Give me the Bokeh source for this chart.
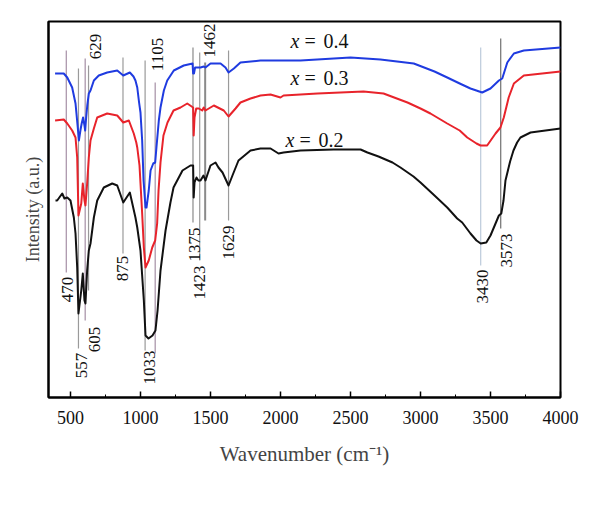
import numpy as np
from bokeh.plotting import figure
from bokeh.models import FixedTicker
from bokeh.embed import file_html
from bokeh.resources import INLINE
from bokeh.core.properties import value

# ---- spectra (wavenumber cm^-1, intensity a.u.) ----
wn_02 = [393, 405, 441, 457, 477, 500, 524, 536, 548, 557, 577, 588, 600, 607, 619, 631, 643, 667, 691,
         738, 798, 834, 877, 924, 964, 977, 1000, 1024, 1036, 1057, 1086, 1107, 1122, 1143, 1179, 1214,
         1236, 1300, 1357, 1376, 1380, 1386, 1400, 1414, 1429, 1450, 1464, 1500, 1536, 1557, 1586, 1629,
         1657, 1700, 1786, 1857, 1929, 1986, 2022, 2143, 2379, 2572, 2621, 2700, 2800, 2857, 2950, 3000,
         3100, 3191, 3262, 3298, 3357, 3400, 3430, 3470, 3500, 3530, 3560, 3577, 3593, 3607, 3640, 3664,
         3690, 3714, 3786, 4000]
int_02 = [197, 197, 204, 199, 200, 197, 180, 164, 130, 84, 107, 124, 97, 94, 127, 147, 154, 180, 197,
          210, 214, 212, 195, 205, 180, 170, 147, 97, 62, 59, 62, 67, 87, 127, 167, 195,
          210, 227, 232, 232, 200, 215, 220, 217, 217, 222, 217, 232, 235, 230, 225, 212,
          222, 237, 247, 249, 249, 244, 245, 247, 248, 248, 245, 241, 235, 230, 221, 215,
          202, 190, 179, 175, 164, 157, 154, 155, 162, 172, 182, 184, 197, 217, 236, 247,
          255, 260, 265, 269]

wn_03 = [390, 452, 477, 512, 536, 548, 557, 577, 588, 600, 607, 619, 631, 643, 667, 691, 762, 834, 877,
         917, 952, 970, 977, 993, 1012, 1024, 1036, 1059, 1084, 1105, 1119, 1129, 1143, 1164, 1193, 1236,
         1286, 1334, 1376, 1380, 1386, 1398, 1417, 1441, 1452, 1464, 1524, 1595, 1629, 1679, 1714, 1786,
         1857, 1929, 2000, 2022, 2264, 2593, 2736, 2907, 3000, 3071, 3191, 3280, 3334, 3400, 3429, 3476,
         3536, 3571, 3595, 3630, 3667, 3738, 4000]
int_03 = [277, 278, 274, 267, 260, 240, 182, 194, 214, 197, 192, 214, 240, 257, 269, 280, 284, 282, 275,
          277, 264, 255, 250, 232, 184, 150, 130, 137, 150, 157, 174, 207, 235, 262, 275, 287,
          290, 294, 290, 262, 280, 289, 289, 287, 290, 287, 292, 287, 281, 289, 295, 299,
          302, 303, 300, 302, 304, 306, 304, 295, 289, 284, 274, 267, 260, 254, 252, 252,
          264, 270, 280, 300, 314, 322, 326]

wn_04 = [390, 452, 477, 512, 536, 552, 560, 572, 580, 590, 600, 605, 612, 620, 631, 643, 667, 702, 762,
         834, 877, 924, 950, 964, 977, 990, 1000, 1012, 1022, 1036, 1043, 1059, 1072, 1091, 1105, 1114,
         1131, 1143, 1167, 1191, 1238, 1309, 1372, 1376, 1382, 1390, 1429, 1452, 1464, 1500, 1572, 1607,
         1629, 1667, 1714, 1857, 2143, 2500, 2714, 2952, 3100, 3191, 3280, 3357, 3441, 3500, 3560, 3584,
         3620, 3667, 3738, 4000]
int_04 = [324, 324, 320, 310, 294, 270, 257, 268, 274, 280, 272, 267, 280, 292, 304, 307, 317, 322, 325,
          327, 322, 325, 321, 317, 310, 295, 285, 257, 217, 190, 190, 207, 227, 234, 235, 250,
          277, 290, 307, 317, 327, 332, 334, 324, 324, 330, 330, 331, 330, 334, 334, 330,
          325, 329, 335, 337, 337, 340, 338, 334, 326, 320, 314, 309, 305, 309, 317, 319,
          335, 344, 347, 350]

series_names = ["x = 0.2", "x = 0.3", "x = 0.4"]

# ---- assigned bands ----
peaks = [470, 557, 605, 629, 875, 1033, 1105, 1375, 1423, 1462, 1629, 3430, 3573]
peak_labels = [str(v) for v in peaks]

# ---- figure ----
SERIF = "Liberation Serif"
p = figure(frame_width=512, frame_height=376, x_range=(343, 4000), y_range=(0, 376),
           output_backend="svg", toolbar_location=None,
           min_border_left=48, min_border_right=32, min_border_top=21, min_border_bottom=99)
p.background_fill_color = "white"
p.border_fill_color = "white"
p.grid.visible = False
p.outline_line_color = "black"
p.outline_line_width = 2
p.outline_line_alpha = 1

# peak marker lines (drawn under the spectra)
line_cols = ["#a58fa5", "#9a9a9a", "#a58fa5", "#9a9a9a", "#9a9a9a", "#9a9a9a", "#a58fa5",
             "#8a8a8a", "#9a9a9a", "#8a8a8a", "#9a9a9a", "#bccadb", "#707070"]
line_top = [347, 329, 339, 332, 340, 337, 315, 350, 345, 335, 347, 350, 359]
line_bot = [125, 49, 77, 107, 144, 47, 44, 175, 137, 177, 177, 132, 169]
line_w = [1.2] * 13
line_w[9] = 2
p.segment(x0=peaks, y0=line_bot, x1=peaks, y1=line_top, line_color=line_cols, line_width=line_w)

# spectra
p.line(wn_02, int_02, line_color="#111111", line_width=2, line_join="round")
p.line(wn_03, int_03, line_color="#e8232b", line_width=2, line_join="round")
p.line(wn_04, int_04, line_color="#1f3be0", line_width=2, line_join="round")

# band labels
lab_y = [108, 32, 58, 351, 129, 30, 343, 153, 115, 357, 155, 111, 147]
lab_dx = [1, 3, 9, 7, 0, 4, 2, 2, 0, 4, 0, 2, 6]
for xv, yv, dx, t in zip(peaks, lab_y, lab_dx, peak_labels):
    p.text(x=[xv], y=[yv], text=[t], angle=np.pi / 2, x_offset=dx, text_align="center",
           text_baseline="middle", text_font=value(SERIF), text_font_size="17px", text_color="#111111")

# series labels (italic x)
ser_x = [2036, 2072, 2072]
ser_y = [258, 320, 357]
for xv, yv, name in zip(ser_x, ser_y, series_names):
    var, eq, num = name.split(" ")
    p.text(x=[xv], y=[yv], text=[var], text_align="left", text_baseline="middle",
           text_font=value(SERIF), text_font_style="italic", text_font_size="20px", text_color="#111111")
    p.text(x=[xv], y=[yv], text=[eq], x_offset=14, text_align="left", text_baseline="middle",
           text_font=value(SERIF), text_font_size="20px", text_color="#111111")
    p.text(x=[xv], y=[yv], text=[num], x_offset=33, text_align="left", text_baseline="middle",
           text_font=value(SERIF), text_font_size="20px", text_color="#111111")

# axes
xticks = [500, 1000, 1500, 2000, 2500, 3000, 3500, 4000]
p.xaxis.ticker = FixedTicker(ticks=xticks, minor_ticks=[750, 1250, 1750, 2250, 2750, 3250, 3750])
p.xaxis.axis_label = "Wavenumber (cm\u207b\u00b9)"
p.xaxis.axis_line_width = 2
p.xaxis.major_tick_in = 6
p.xaxis.major_tick_out = 0
p.xaxis.minor_tick_in = 3
p.xaxis.minor_tick_out = 0
p.xaxis.major_tick_line_width = 1.5
p.xaxis.major_label_standoff = 13
p.xaxis.major_label_text_font = SERIF
p.xaxis.major_label_text_font_size = "18px"
p.xaxis.major_label_text_color = "#111111"
p.xaxis.axis_label_text_font = SERIF
p.xaxis.axis_label_text_font_size = "21px"
p.xaxis.axis_label_text_font_style = "normal"
p.xaxis.axis_label_standoff = 15

p.yaxis.ticker = FixedTicker(ticks=[])
p.yaxis.axis_label = "Intensity (a.u.)"
p.yaxis.axis_line_width = 2
p.yaxis.major_tick_line_color = None
p.yaxis.minor_tick_line_color = None
p.yaxis.axis_label_text_font = SERIF
p.yaxis.axis_label_text_font_size = "18px"
p.yaxis.axis_label_text_font_style = "normal"
p.yaxis.axis_label_standoff = 6

open("out.html", "w").write(file_html(p, INLINE))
--------
WORK TO BE COMPLETED: Give again, word for word, every line from the top of the data above to the line holding "255, 260, 265, 269]", inclusive, with the pictures left out.

RESULT OF THE EXERCISE:
Give me the Bokeh source for this chart.
import numpy as np
from bokeh.plotting import figure
from bokeh.models import FixedTicker
from bokeh.embed import file_html
from bokeh.resources import INLINE
from bokeh.core.properties import value

# ---- spectra (wavenumber cm^-1, intensity a.u.) ----
wn_02 = [393, 405, 441, 457, 477, 500, 524, 536, 548, 557, 577, 588, 600, 607, 619, 631, 643, 667, 691,
         738, 798, 834, 877, 924, 964, 977, 1000, 1024, 1036, 1057, 1086, 1107, 1122, 1143, 1179, 1214,
         1236, 1300, 1357, 1376, 1380, 1386, 1400, 1414, 1429, 1450, 1464, 1500, 1536, 1557, 1586, 1629,
         1657, 1700, 1786, 1857, 1929, 1986, 2022, 2143, 2379, 2572, 2621, 2700, 2800, 2857, 2950, 3000,
         3100, 3191, 3262, 3298, 3357, 3400, 3430, 3470, 3500, 3530, 3560, 3577, 3593, 3607, 3640, 3664,
         3690, 3714, 3786, 4000]
int_02 = [197, 197, 204, 199, 200, 197, 180, 164, 130, 84, 107, 124, 97, 94, 127, 147, 154, 180, 197,
          210, 214, 212, 195, 205, 180, 170, 147, 97, 62, 59, 62, 67, 87, 127, 167, 195,
          210, 227, 232, 232, 200, 215, 220, 217, 217, 222, 217, 232, 235, 230, 225, 212,
          222, 237, 247, 249, 249, 244, 245, 247, 248, 248, 245, 241, 235, 230, 221, 215,
          202, 190, 179, 175, 164, 157, 154, 155, 162, 172, 182, 184, 197, 217, 236, 247,
          255, 260, 265, 269]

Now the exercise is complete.